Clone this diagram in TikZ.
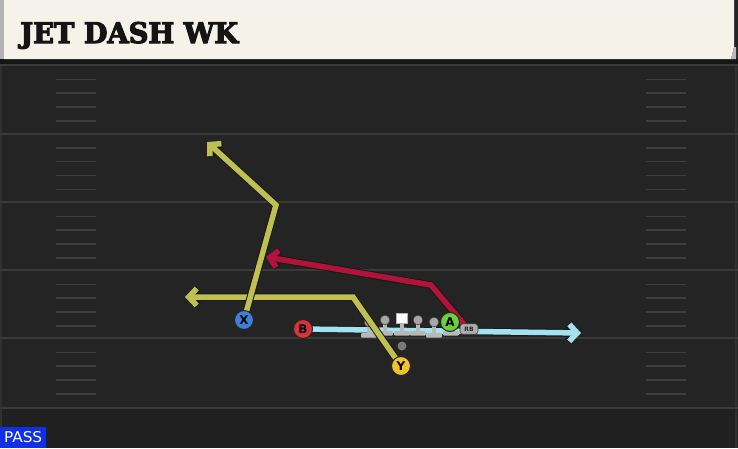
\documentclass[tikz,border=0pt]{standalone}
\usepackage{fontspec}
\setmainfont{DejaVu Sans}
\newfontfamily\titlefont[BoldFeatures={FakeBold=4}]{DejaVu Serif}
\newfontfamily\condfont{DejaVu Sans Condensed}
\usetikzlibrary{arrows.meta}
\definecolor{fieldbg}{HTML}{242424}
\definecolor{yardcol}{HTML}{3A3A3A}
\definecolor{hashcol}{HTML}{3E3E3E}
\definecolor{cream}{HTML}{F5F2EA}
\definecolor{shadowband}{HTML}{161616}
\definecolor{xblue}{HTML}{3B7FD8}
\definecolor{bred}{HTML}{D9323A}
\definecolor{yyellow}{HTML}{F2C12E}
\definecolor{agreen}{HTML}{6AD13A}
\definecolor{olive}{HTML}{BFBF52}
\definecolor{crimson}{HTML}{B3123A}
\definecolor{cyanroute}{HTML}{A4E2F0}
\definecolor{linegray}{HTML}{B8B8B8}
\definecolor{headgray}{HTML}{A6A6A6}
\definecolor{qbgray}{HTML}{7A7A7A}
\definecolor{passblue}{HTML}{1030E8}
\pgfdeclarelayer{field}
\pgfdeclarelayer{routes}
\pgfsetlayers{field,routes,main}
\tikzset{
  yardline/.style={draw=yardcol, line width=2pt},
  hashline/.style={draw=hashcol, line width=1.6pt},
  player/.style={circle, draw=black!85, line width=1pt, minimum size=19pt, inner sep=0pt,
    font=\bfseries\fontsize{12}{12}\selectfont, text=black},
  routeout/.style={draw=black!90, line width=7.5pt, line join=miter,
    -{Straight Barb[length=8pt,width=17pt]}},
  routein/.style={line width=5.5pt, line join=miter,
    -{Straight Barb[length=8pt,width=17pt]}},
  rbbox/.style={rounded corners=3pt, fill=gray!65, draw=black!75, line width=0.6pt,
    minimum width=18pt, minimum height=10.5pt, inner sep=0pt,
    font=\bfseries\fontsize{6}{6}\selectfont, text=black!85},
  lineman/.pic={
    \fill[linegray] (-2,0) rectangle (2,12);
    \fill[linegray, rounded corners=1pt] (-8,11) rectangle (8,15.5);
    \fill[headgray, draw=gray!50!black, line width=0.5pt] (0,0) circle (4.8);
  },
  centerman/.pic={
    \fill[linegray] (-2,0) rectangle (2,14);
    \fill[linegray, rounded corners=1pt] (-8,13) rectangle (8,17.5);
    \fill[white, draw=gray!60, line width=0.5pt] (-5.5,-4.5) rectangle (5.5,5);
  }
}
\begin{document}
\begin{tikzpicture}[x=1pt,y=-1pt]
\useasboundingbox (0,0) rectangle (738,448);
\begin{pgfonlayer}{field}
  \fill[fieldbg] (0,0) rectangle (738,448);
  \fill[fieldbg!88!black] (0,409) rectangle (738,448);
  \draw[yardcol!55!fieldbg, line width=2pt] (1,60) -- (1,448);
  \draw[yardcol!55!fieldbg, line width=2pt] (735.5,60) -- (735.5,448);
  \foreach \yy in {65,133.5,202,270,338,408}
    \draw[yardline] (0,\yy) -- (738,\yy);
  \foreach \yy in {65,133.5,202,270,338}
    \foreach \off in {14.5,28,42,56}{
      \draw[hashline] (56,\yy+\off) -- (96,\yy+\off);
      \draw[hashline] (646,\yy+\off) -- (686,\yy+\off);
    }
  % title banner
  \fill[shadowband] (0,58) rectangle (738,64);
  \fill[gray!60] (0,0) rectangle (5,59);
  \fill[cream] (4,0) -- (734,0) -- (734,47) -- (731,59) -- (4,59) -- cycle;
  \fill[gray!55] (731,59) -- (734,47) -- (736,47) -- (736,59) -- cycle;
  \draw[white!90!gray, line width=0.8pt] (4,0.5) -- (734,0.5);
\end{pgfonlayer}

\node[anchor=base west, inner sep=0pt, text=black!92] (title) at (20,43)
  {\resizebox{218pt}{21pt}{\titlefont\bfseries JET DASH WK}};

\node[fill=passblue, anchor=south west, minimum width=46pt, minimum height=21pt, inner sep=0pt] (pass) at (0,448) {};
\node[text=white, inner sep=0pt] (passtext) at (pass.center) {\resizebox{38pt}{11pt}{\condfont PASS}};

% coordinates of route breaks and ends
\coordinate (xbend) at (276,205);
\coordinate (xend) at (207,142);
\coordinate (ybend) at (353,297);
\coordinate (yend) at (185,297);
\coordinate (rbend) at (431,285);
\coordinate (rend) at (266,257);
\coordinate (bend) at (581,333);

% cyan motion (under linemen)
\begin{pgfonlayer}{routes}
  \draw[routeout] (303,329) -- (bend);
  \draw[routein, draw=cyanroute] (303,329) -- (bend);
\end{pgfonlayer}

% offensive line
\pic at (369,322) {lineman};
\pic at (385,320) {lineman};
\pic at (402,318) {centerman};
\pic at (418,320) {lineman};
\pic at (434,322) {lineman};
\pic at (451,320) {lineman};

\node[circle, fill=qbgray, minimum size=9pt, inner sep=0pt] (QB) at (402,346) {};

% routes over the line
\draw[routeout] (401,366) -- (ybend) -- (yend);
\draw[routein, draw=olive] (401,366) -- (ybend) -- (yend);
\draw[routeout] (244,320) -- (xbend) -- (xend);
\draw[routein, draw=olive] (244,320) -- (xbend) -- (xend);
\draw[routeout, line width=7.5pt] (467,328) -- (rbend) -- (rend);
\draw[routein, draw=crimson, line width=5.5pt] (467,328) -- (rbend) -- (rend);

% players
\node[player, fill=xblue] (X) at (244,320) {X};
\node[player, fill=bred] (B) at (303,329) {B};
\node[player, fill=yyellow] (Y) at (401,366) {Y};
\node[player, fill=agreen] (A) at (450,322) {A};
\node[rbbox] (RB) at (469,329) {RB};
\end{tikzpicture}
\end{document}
########
### THE PROBLEM:
Transcribe the material exactly, keeping every word and none of the pictures.

### RESULT OF THIS EXERCISE:
Clone this diagram in TikZ.
\documentclass[tikz,border=0pt]{standalone}
\usepackage{fontspec}
\setmainfont{DejaVu Sans}
\newfontfamily\titlefont[BoldFeatures={FakeBold=4}]{DejaVu Serif}
\newfontfamily\condfont{DejaVu Sans Condensed}
\usetikzlibrary{arrows.meta}
\definecolor{fieldbg}{HTML}{242424}
\definecolor{yardcol}{HTML}{3A3A3A}
\definecolor{hashcol}{HTML}{3E3E3E}
\definecolor{cream}{HTML}{F5F2EA}
\definecolor{shadowband}{HTML}{161616}
\definecolor{xblue}{HTML}{3B7FD8}
\definecolor{bred}{HTML}{D9323A}
\definecolor{yyellow}{HTML}{F2C12E}
\definecolor{agreen}{HTML}{6AD13A}
\definecolor{olive}{HTML}{BFBF52}
\definecolor{crimson}{HTML}{B3123A}
\definecolor{cyanroute}{HTML}{A4E2F0}
\definecolor{linegray}{HTML}{B8B8B8}
\definecolor{headgray}{HTML}{A6A6A6}
\definecolor{qbgray}{HTML}{7A7A7A}
\definecolor{passblue}{HTML}{1030E8}
\pgfdeclarelayer{field}
\pgfdeclarelayer{routes}
\pgfsetlayers{field,routes,main}
\tikzset{
  yardline/.style={draw=yardcol, line width=2pt},
  hashline/.style={draw=hashcol, line width=1.6pt},
  player/.style={circle, draw=black!85, line width=1pt, minimum size=19pt, inner sep=0pt,
    font=\bfseries\fontsize{12}{12}\selectfont, text=black},
  routeout/.style={draw=black!90, line width=7.5pt, line join=miter,
    -{Straight Barb[length=8pt,width=17pt]}},
  routein/.style={line width=5.5pt, line join=miter,
    -{Straight Barb[length=8pt,width=17pt]}},
  rbbox/.style={rounded corners=3pt, fill=gray!65, draw=black!75, line width=0.6pt,
    minimum width=18pt, minimum height=10.5pt, inner sep=0pt,
    font=\bfseries\fontsize{6}{6}\selectfont, text=black!85},
  lineman/.pic={
    \fill[linegray] (-2,0) rectangle (2,12);
    \fill[linegray, rounded corners=1pt] (-8,11) rectangle (8,15.5);
    \fill[headgray, draw=gray!50!black, line width=0.5pt] (0,0) circle (4.8);
  },
  centerman/.pic={
    \fill[linegray] (-2,0) rectangle (2,14);
    \fill[linegray, rounded corners=1pt] (-8,13) rectangle (8,17.5);
    \fill[white, draw=gray!60, line width=0.5pt] (-5.5,-4.5) rectangle (5.5,5);
  }
}
\begin{document}
\begin{tikzpicture}[x=1pt,y=-1pt]
\useasboundingbox (0,0) rectangle (738,448);
\begin{pgfonlayer}{field}
  \fill[fieldbg] (0,0) rectangle (738,448);
  \fill[fieldbg!88!black] (0,409) rectangle (738,448);
  \draw[yardcol!55!fieldbg, line width=2pt] (1,60) -- (1,448);
  \draw[yardcol!55!fieldbg, line width=2pt] (735.5,60) -- (735.5,448);
  \foreach \yy in {65,133.5,202,270,338,408}
    \draw[yardline] (0,\yy) -- (738,\yy);
  \foreach \yy in {65,133.5,202,270,338}
    \foreach \off in {14.5,28,42,56}{
      \draw[hashline] (56,\yy+\off) -- (96,\yy+\off);
      \draw[hashline] (646,\yy+\off) -- (686,\yy+\off);
    }
  % title banner
  \fill[shadowband] (0,58) rectangle (738,64);
  \fill[gray!60] (0,0) rectangle (5,59);
  \fill[cream] (4,0) -- (734,0) -- (734,47) -- (731,59) -- (4,59) -- cycle;
  \fill[gray!55] (731,59) -- (734,47) -- (736,47) -- (736,59) -- cycle;
  \draw[white!90!gray, line width=0.8pt] (4,0.5) -- (734,0.5);
\end{pgfonlayer}

\node[anchor=base west, inner sep=0pt, text=black!92] (title) at (20,43)
  {\resizebox{218pt}{21pt}{\titlefont\bfseries JET DASH WK}};

\node[fill=passblue, anchor=south west, minimum width=46pt, minimum height=21pt, inner sep=0pt] (pass) at (0,448) {};
\node[text=white, inner sep=0pt] (passtext) at (pass.center) {\resizebox{38pt}{11pt}{\condfont PASS}};

% coordinates of route breaks and ends
\coordinate (xbend) at (276,205);
\coordinate (xend) at (207,142);
\coordinate (ybend) at (353,297);
\coordinate (yend) at (185,297);
\coordinate (rbend) at (431,285);
\coordinate (rend) at (266,257);
\coordinate (bend) at (581,333);

% cyan motion (under linemen)
\begin{pgfonlayer}{routes}
  \draw[routeout] (303,329) -- (bend);
  \draw[routein, draw=cyanroute] (303,329) -- (bend);
\end{pgfonlayer}

% offensive line
\pic at (369,322) {lineman};
\pic at (385,320) {lineman};
\pic at (402,318) {centerman};
\pic at (418,320) {lineman};
\pic at (434,322) {lineman};
\pic at (451,320) {lineman};

\node[circle, fill=qbgray, minimum size=9pt, inner sep=0pt] (QB) at (402,346) {};

% routes over the line
\draw[routeout] (401,366) -- (ybend) -- (yend);
\draw[routein, draw=olive] (401,366) -- (ybend) -- (yend);
\draw[routeout] (244,320) -- (xbend) -- (xend);
\draw[routein, draw=olive] (244,320) -- (xbend) -- (xend);
\draw[routeout, line width=7.5pt] (467,328) -- (rbend) -- (rend);
\draw[routein, draw=crimson, line width=5.5pt] (467,328) -- (rbend) -- (rend);

% players
\node[player, fill=xblue] (X) at (244,320) {X};
\node[player, fill=bred] (B) at (303,329) {B};
\node[player, fill=yyellow] (Y) at (401,366) {Y};
\node[player, fill=agreen] (A) at (450,322) {A};
\node[rbbox] (RB) at (469,329) {RB};
\end{tikzpicture}
\end{document}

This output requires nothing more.